God is the final authority on everything. There is no one or no thing that has more say about how things are going to go than He! He is over all. We see this through Jesus’ day as he heals the sick, frees those possessed by demons, and tells the weather what to do. He has authority over the physical, the spiritual, and the natural.

We see it in the way God answers the specific prayer of Abraham’s servant. He asked for a certain unfolding of events so that he would know who to take home to be Isaac’s wife, and everything happened just as he asked. God’s authority over all was seen played out in Rebekah’s words and actions almost immediately.

Delegated Authority

Although God is the the final link in the chain of command, He has delegated some of that authority to mankind, and to followers of Christ as we are now his children. We still work the ground to grow food, we still manipulate the land to make it beautiful, and we still train animals to follow our commands. We naturally try to exercise authority over our surroundings very early in life!

“You gave them charge of everything you made, putting all things under their authority—the flocks and the herds and all the wild animals, the birds in the sky, the fish in the sea, and everything that swims the ocean currents” (Psalm 8:6-8 NLT).

As followers of Christ, we have an extra layer of authority He has delegated to us.

“You can ask for anything in my name, and I will do it, so that the Son can bring glory to the Father. Yes, ask me for anything in my name, and I will do it!” (John 14:13-14).

This is not a magic formula for getting what we want! When we ask for something “in his name,” we are asking as if we were Christ himself. We are taking on his identity, along with his desires.

If I show up at Buckingham Palace in my own name, I won’t get very far! But if I come in the name of the Queen, should she give me authority to do so, I will be escorted inside.

Do I arrive at the palace in my beach bum clothes? Or perhaps my muddy gardening boots? I really don’t think either choice would go over well at all! I would need to dress and act appropriately for the occasion.

As Christ’s ambassadors here on earth, we are to live as his representatives. When we pray, we should pray according to his will.
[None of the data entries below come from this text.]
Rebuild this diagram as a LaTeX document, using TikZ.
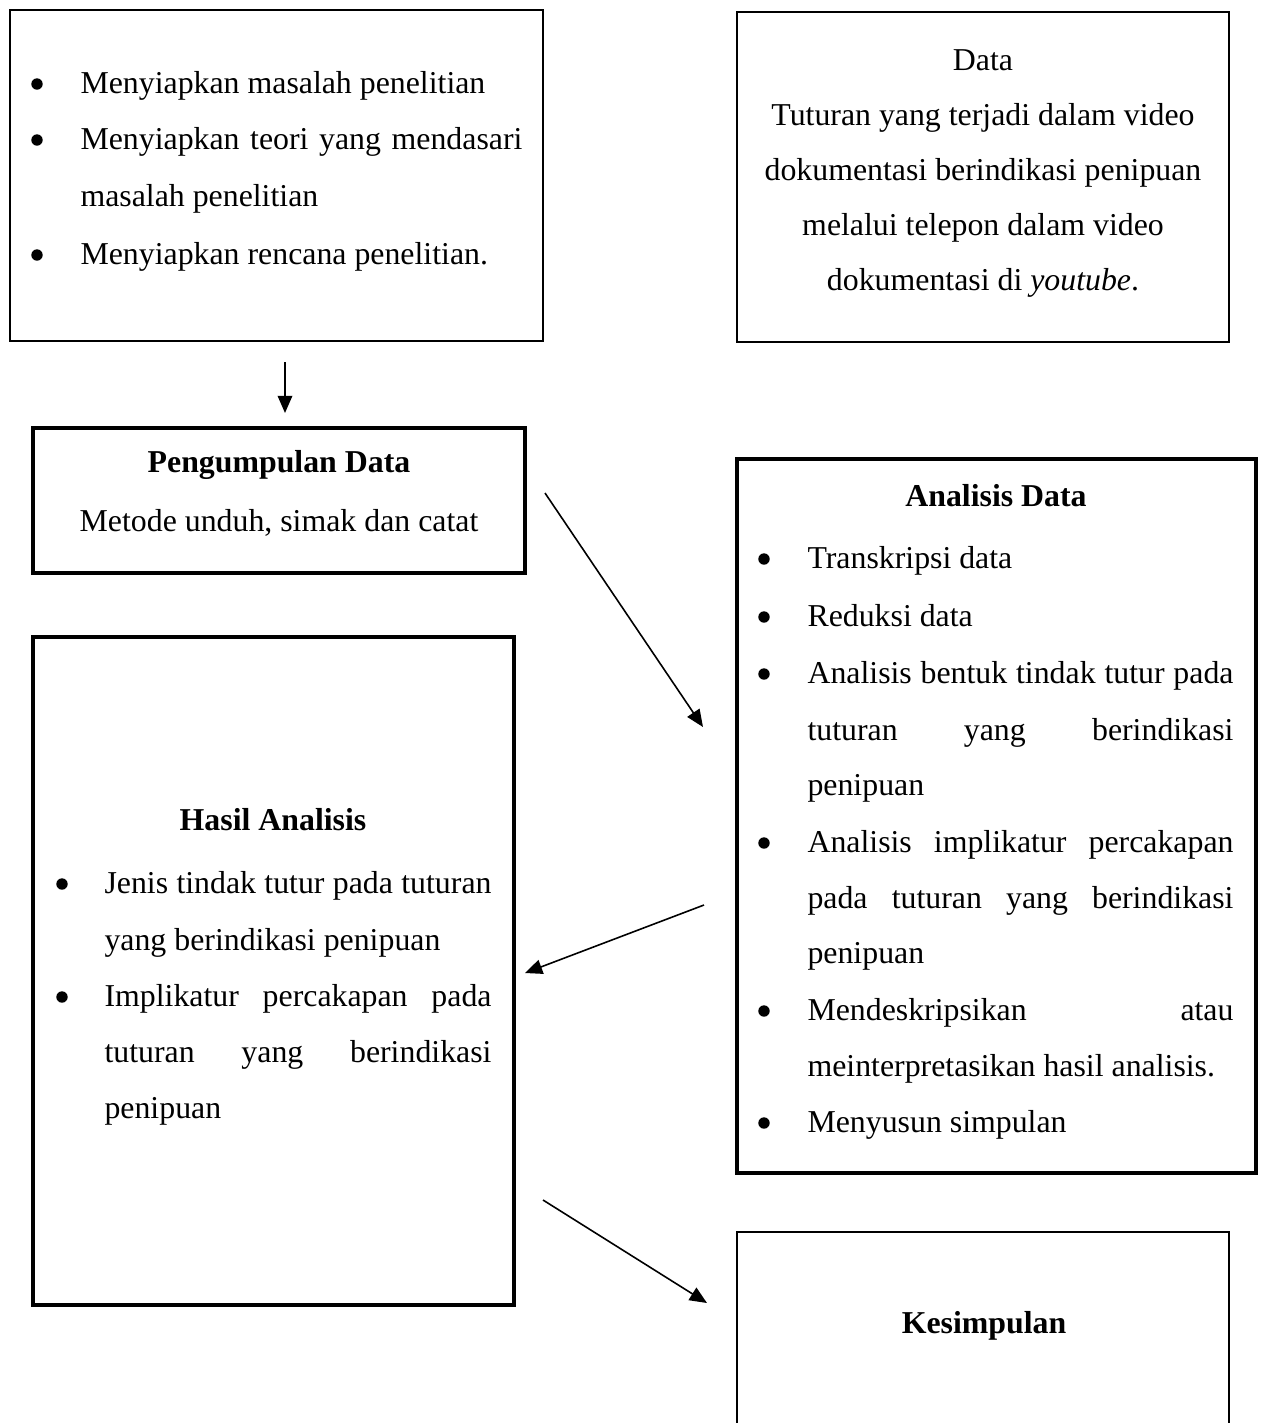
\documentclass[tikz,border=0pt]{standalone}
\usepackage{fontspec}
\setmainfont{Liberation Serif}
\usetikzlibrary{arrows.meta}
\begin{document}
\begin{tikzpicture}[x=0.377pt,y=-0.377pt,
 thinbox/.style={draw, line width=0.8pt, anchor=north west, inner sep=0pt, outer sep=0pt},
 thickbox/.style={draw, line width=1.7pt, anchor=north west, inner sep=0pt, outer sep=0pt},
 txt/.style={anchor=base west, inner sep=0pt, font=\fontsize{12}{14}\selectfont},
 ctxt/.style={anchor=base, inner sep=0pt, font=\fontsize{12}{14}\selectfont},
 btxt/.style={anchor=base, inner sep=0pt, font=\fontsize{12}{14}\selectfont\bfseries},
 bul/.style={circle, fill, inner sep=0pt, minimum size=4.3pt},
 arr/.style={line width=0.6pt, -{Triangle[length=6.5pt,width=5.5pt]}}]
\useasboundingbox (0,0) rectangle (1261,1423);

% boxes
\node[thinbox, minimum width=533*0.377pt, minimum height=331*0.377pt] (b1) at (10,10) {};
\node[thinbox, minimum width=492*0.377pt, minimum height=330*0.377pt] (b2) at (737,12) {};
\node[thickbox, minimum width=492*0.377pt, minimum height=145*0.377pt] (b3) at (33,428) {};
\node[thickbox, minimum width=519*0.377pt, minimum height=714*0.377pt] (b4) at (737,459) {};
\node[thickbox, minimum width=481*0.377pt, minimum height=668*0.377pt] (b5) at (33,637) {};
\draw[line width=0.8pt] (737,1423) -- (737,1232) -- (1229,1232) -- (1229,1423);

% box 1
\node[bul] (b1d1) at (37,84) {};
\node[txt] (b1l1) at (80,93) {Menyiapkan masalah penelitian};
\node[bul] (b1d2) at (37,140) {};
\node[txt] (b1l2) at (80,149) {\makebox[166.6pt][s]{Menyiapkan teori yang mendasari}};
\node[txt] (b1l3) at (80,206) {masalah penelitian};
\node[bul] (b1d3) at (37,255) {};
\node[txt] (b1l4) at (80,264) {Menyiapkan rencana penelitian.};

% box 2
\node[ctxt] (b2l1) at (983,70) {Data};
\node[ctxt] (b2l2) at (983,125) {Tuturan yang terjadi dalam video};
\node[ctxt] (b2l3) at (983,180) {dokumentasi berindikasi penipuan};
\node[ctxt] (b2l4) at (983,235) {melalui telepon dalam video};
\node[ctxt] (b2l5) at (983,290) {dokumentasi di \textit{youtube}.};

% box 3
\node[btxt] (b3l1) at (279,472) {Pengumpulan Data};
\node[ctxt] (b3l2) at (279,531) {Metode unduh, simak dan catat};

% box 4
\node[btxt] (b4t) at (996,506) {Analisis Data};
\node[bul] (b4d1) at (764,559) {};
\node[txt] (b4l1) at (807,568) {Transkripsi data};
\node[bul] (b4d2) at (764,617) {};
\node[txt] (b4l2) at (807,626) {Reduksi data};
\node[bul] (b4d3) at (764,674) {};
\node[txt] (b4l3) at (807,683) {\makebox[160.6pt][s]{Analisis bentuk tindak tutur pada}};
\node[txt] (b4l4) at (807,740) {\makebox[160.6pt][s]{tuturan yang berindikasi}};
\node[txt] (b4l5) at (807,795) {penipuan};
\node[bul] (b4d4) at (764,843) {};
\node[txt] (b4l6) at (807,852) {\makebox[160.6pt][s]{Analisis implikatur percakapan}};
\node[txt] (b4l7) at (807,908) {\makebox[160.6pt][s]{pada tuturan yang berindikasi}};
\node[txt] (b4l8) at (807,963) {penipuan};
\node[bul] (b4d5) at (764,1011) {};
\node[txt] (b4l9) at (807,1020) {\makebox[160.6pt][s]{Mendeskripsikan atau}};
\node[txt] (b4l10) at (807,1076) {meinterpretasikan hasil analisis.};
\node[bul] (b4d6) at (764,1123) {};
\node[txt] (b4l11) at (807,1132) {Menyusun simpulan};

% box 5
\node[btxt] (b5t) at (273,830) {Hasil Analisis};
\node[bul] (b5d1) at (62,884) {};
\node[txt] (b5l1) at (104,893) {\makebox[145.9pt][s]{Jenis tindak tutur pada tuturan}};
\node[txt] (b5l2) at (104,950) {yang berindikasi penipuan};
\node[bul] (b5d2) at (62,997) {};
\node[txt] (b5l3) at (104,1006) {\makebox[145.9pt][s]{Implikatur percakapan pada}};
\node[txt] (b5l4) at (104,1062) {\makebox[145.9pt][s]{tuturan yang berindikasi}};
\node[txt] (b5l5) at (104,1118) {penipuan};

% box 6
\node[btxt] (b6t) at (984,1333) {Kesimpulan};

% arrows
\coordinate (a1s) at (285,362); \coordinate (a1e) at (285,413);
\coordinate (a2s) at (545,493); \coordinate (a2e) at (703,727);
\coordinate (a3s) at (704,905); \coordinate (a3e) at (525,973);
\coordinate (a4s) at (543,1200); \coordinate (a4e) at (707,1303);
\draw[arr] (a1s) -- (a1e);
\draw[arr] (a2s) -- (a2e);
\draw[arr] (a3s) -- (a3e);
\draw[arr] (a4s) -- (a4e);
\end{tikzpicture}
\end{document}
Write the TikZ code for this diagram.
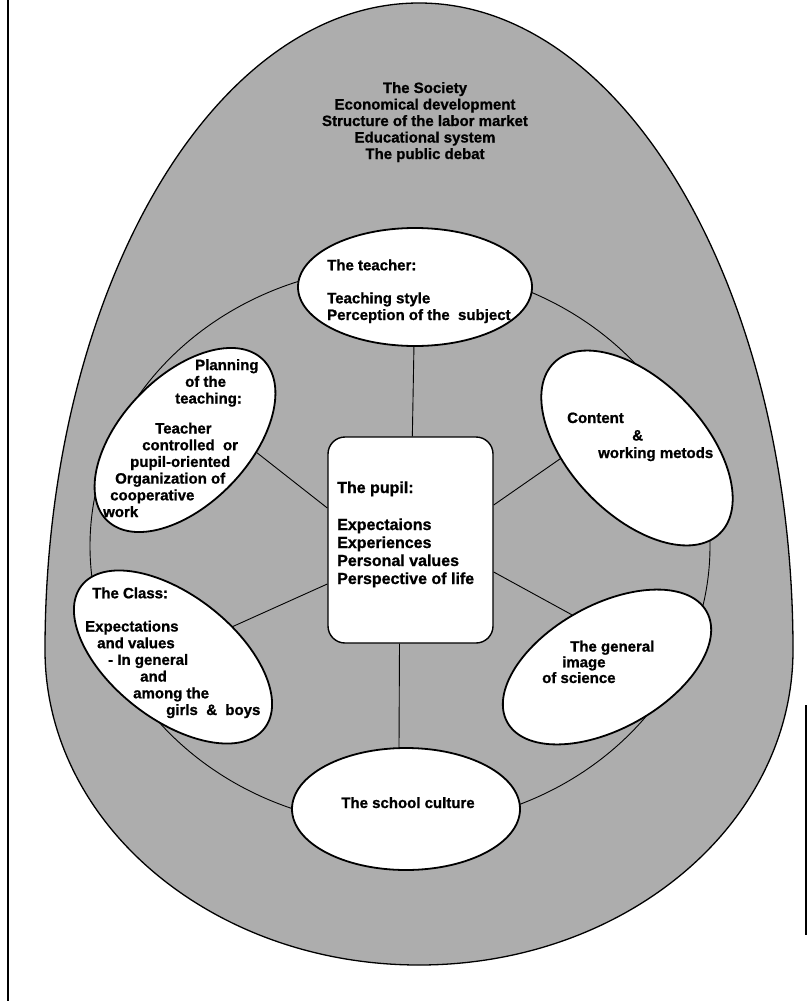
\documentclass[tikz,border=0pt]{standalone}
\usepackage{fontspec}
\newfontfamily\dfont[FakeBold=1]{Liberation Sans}
\usetikzlibrary{shapes.geometric}
\begin{document}
\begin{tikzpicture}[x=1pt,y=-1pt,
  txt/.style={inner sep=0pt, anchor=base west, align=left,
    font=\dfont\bfseries\fontsize{15}{16.7}\selectfont},
  bub/.style={ellipse, draw, fill=white, line width=1.8pt, inner sep=0pt},
  link/.style={line width=0.9pt}]
\useasboundingbox (0,0) rectangle (808,1001);
% outer society shape
\draw[fill=black!32, line width=1.3pt] (45,650)
  arc[start angle=180, end angle=0, x radius=374pt, y radius=647pt]
  arc[start angle=0, end angle=-180, x radius=374pt, y radius=315pt] -- cycle;
% page border lines
\draw[line width=1.6pt] (8,0) -- (8,1001);
\draw[line width=1.2pt] (806,705) -- (806,935);
% ring
\node[draw, ellipse, inner sep=0pt, minimum width=620pt, minimum height=560pt,
  line width=0.9pt] (ring) at (400,546) {};
% bubbles
\node[bub, minimum width=234pt, minimum height=118pt] (teacher) at (415,287) {};
\node[bub, minimum width=224pt, minimum height=128pt, rotate=46] (planning) at (185,440) {};
\node[bub, minimum width=238pt, minimum height=134pt, rotate=-46] (content) at (637,448) {};
\node[bub, minimum width=232pt, minimum height=124pt, rotate=-38] (class) at (173,657) {};
\node[bub, minimum width=228pt, minimum height=124pt, rotate=29] (general) at (607,667) {};
\node[bub, minimum width=228pt, minimum height=122pt] (school) at (406,809) {};
\node[draw, fill=white, rounded corners=17pt, line width=1.4pt, inner sep=0pt,
  minimum width=165pt, minimum height=206pt] (pupil) at (410.5,540) {};
% connectors
\draw[link] (teacher) -- (pupil);
\draw[link] ([yshift=32pt]pupil.west) -- (planning.-56);
\draw[link] ([yshift=-44pt]pupil.west) -- (class.65);
\draw[link] ([yshift=35pt]pupil.east) -- (content.-126);
\draw[link] ([yshift=-32pt]pupil.east) -- (general.95);
\draw[link] ([xshift=-11pt]pupil.south) -- ([xshift=-7pt]school.north);
% texts (anchor base = baseline of last line)
\node[txt, align=center, anchor=base, font=\dfont\bfseries\fontsize{15}{16.5}\selectfont]
  (societytext) at (425,159)
  {The Society\\Economical development\\Structure of the labor market\\Educational system\\The public debat};
\node[txt] (teachertext) at (327,320)
  {The teacher:\\[16.3pt]Teaching style\\Perception of the\ \ subject};
\node[txt, font=\dfont\bfseries\fontsize{16}{18}\selectfont] (pupiltext) at (337,584)
  {The pupil:\\[19pt]Expectaions\\Experiences\\Personal values\\Perspective of life};
\node[txt] (planningtext) at (103,517)
  {\hspace*{92pt}Planning\\\hspace*{82pt}of the\\\hspace*{72pt}teaching:\\[13.3pt]%
   \hspace*{52pt}Teacher\\\hspace*{39pt}controlled\ \ or\\\hspace*{27pt}pupil-oriented\\%
   \hspace*{12pt}Organization of\\\hspace*{7pt}cooperative\\work};
\node[txt, font=\dfont\bfseries\fontsize{15}{17.5}\selectfont] (contenttext) at (567,458)
  {Content\\\hspace*{65pt}\&\\\hspace*{31pt}working metods};
\node[txt] (classtext) at (85,715)
  {\hspace*{7pt}The Class:\\[16.5pt]Expectations\\\hspace*{12pt}and values\\%
   \hspace*{23pt}- In general\\\hspace*{55pt}and\\\hspace*{48pt}among the\\%
   \hspace*{81pt}girls \ \& \ boys};
\node[txt, font=\dfont\bfseries\fontsize{15}{15.7}\selectfont] (generaltext) at (542,683)
  {\hspace*{28pt}The general\\\hspace*{20pt}image\\of science};
\node[txt, anchor=base] (schooltext) at (408,808) {The school culture};
\end{tikzpicture}
\end{document}
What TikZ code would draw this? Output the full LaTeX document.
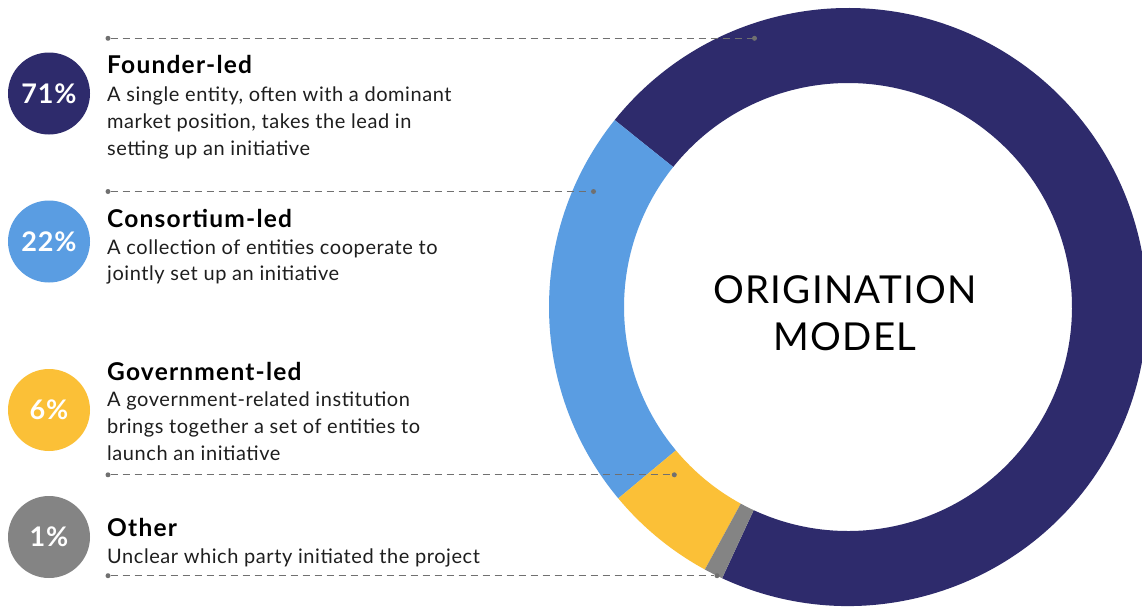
\documentclass[tikz,border=0pt]{standalone}
\usepackage{fontspec}
\setmainfont{Lato}
\definecolor{navy}{HTML}{2E2B6C}
\definecolor{skyb}{HTML}{5A9DE2}
\definecolor{gold}{HTML}{FBC037}
\definecolor{greyseg}{HTML}{848484}
\definecolor{leadc}{HTML}{707070}
\definecolor{bodyc}{HTML}{1E1E1E}
\tikzset{
  pct/.style={circle, minimum size=82pt, inner sep=0pt, text=white, font=\bfseries\fontsize{27}{27}\selectfont\addfontfeatures{LetterSpace=3}},
  ttl/.style={anchor=base west, inner sep=0pt, font=\bfseries\fontsize{24.5}{24.5}\selectfont\addfontfeatures{LetterSpace=5}, text=black},
  bdy/.style={anchor=base west, inner sep=0pt, font=\fontsize{20}{20}\selectfont\addfontfeatures{LetterSpace=2.8}, text=bodyc},
  dotn/.style={circle, fill=leadc, minimum size=5pt, inner sep=0pt},
  leader/.style={draw=leadc, line width=1.2pt, dash pattern=on 7pt off 5pt},
  ctr/.style={inner sep=0pt, font=\fontsize{38.5}{38.5}\selectfont\addfontfeatures{LetterSpace=3.3}, text=black}
}
\newcommand{\seg}[3]{%
  \fill[#1] ($(C)+(#2:299)$) arc[start angle=#2, end angle=#3, radius=299]
    -- ($(C)+(#3:224)$) arc[start angle=#3, end angle=#2, radius=224] -- cycle;}
\usetikzlibrary{calc}
\begin{document}
\begin{tikzpicture}[x=1pt,y=1pt]
\useasboundingbox (0,0) rectangle (1142,-608);
\clip (0,0) rectangle (1142,-608);
\fill[white] (0,0) rectangle (1142,-608);
\coordinate (C) at (848,-307);
% donut
\seg{navy}{-114.9}{141.3}
\seg{skyb}{141.3}{219.8}
\seg{gold}{219.8}{241.4}
\seg{greyseg}{241.4}{245.1}
\node[ctr] (ct1) at (845,-290) {ORIGINATION};
\node[ctr] (ct2) at (845,-337) {MODEL};
% percentage circles
\node[pct, fill=navy] (p1) at (49,-93.5) {71\%};
\node[pct, fill=skyb] (p2) at (49,-241.5) {22\%};
\node[pct, fill=gold] (p3) at (49,-410) {6\%};
\node[pct, fill=greyseg] (p4) at (49,-537) {1\%};
% Founder-led
\node[ttl] (t1) at (107,-73.3) {Founder-led};
\node[bdy] (b11) at (107,-101) {A single entity, often with a dominant};
\node[bdy] (b12) at (107,-128.3) {market position, takes the lead in};
\node[bdy] (b13) at (107,-155.5) {setting up an initiative};
% Consortium-led
\node[ttl] (t2) at (107,-227.7) {Consortium-led};
\node[bdy] (b21) at (107,-254) {A collection of entities cooperate to};
\node[bdy] (b22) at (107,-280.5) {jointly set up an initiative};
% Government-led
\node[ttl] (t3) at (107,-380) {Government-led};
\node[bdy] (b31) at (107,-406.7) {A government-related institution};
\node[bdy] (b32) at (107,-433.3) {brings together a set of entities to};
\node[bdy] (b33) at (107,-460) {launch an initiative};
% Other
\node[ttl] (t4) at (107,-536.7) {Other};
\node[bdy] (b41) at (107,-563.3) {Unclear which party initiated the project};
% leaders
\node[dotn] (l1a) at (108,-38.3) {};
\node[dotn] (l1b) at (754.5,-38.3) {};
\node[dotn] (l2a) at (108,-191.5) {};
\node[dotn] (l2b) at (593.5,-191.5) {};
\node[dotn] (l3a) at (108,-474.8) {};
\node[dotn] (l3b) at (674.3,-474.8) {};
\node[dotn] (l4a) at (108,-575.7) {};
\node[dotn] (l4b) at (717,-575.7) {};
\draw[leader] (l1a) -- (l1b);
\draw[leader] (l2a) -- (l2b);
\draw[leader] (l3a) -- (l3b);
\draw[leader] (l4a) -- (l4b);
\end{tikzpicture}
\end{document}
“I tell you the truth, you will ask the Father directly, and he will grant your request because you use my name. You haven’t done this before. Ask, using my name, and you will receive, and you will have abundant joy” (John 16:23-24).

Under Authority

The authority He has delegated to us does come with limits, mind you! One of those limits comes through submission to him, which brings along with it the covering of his care. Proverbs 1 is a call from Wisdom for everyone to listen. Would you agree that God is the author of wisdom? If so, it seems that following the path of wisdom will lead us to following God’s will. Look at the outcome:

“For simpletons turn away from me—to death. Fools are destroyed by their own complacency. But all who listen to me will live in peace, untroubled by fear of harm“ (Proverbs 1:32-33).

We are to live in the middle of the chain of command–under God, but living in Christ’s authority as we pray his will over our lives and the lives of others.

Are you living in the authority God has given you? 

What can you do to become more aware of the position He has placed you in as a link in the chain of command, and to live accordingly?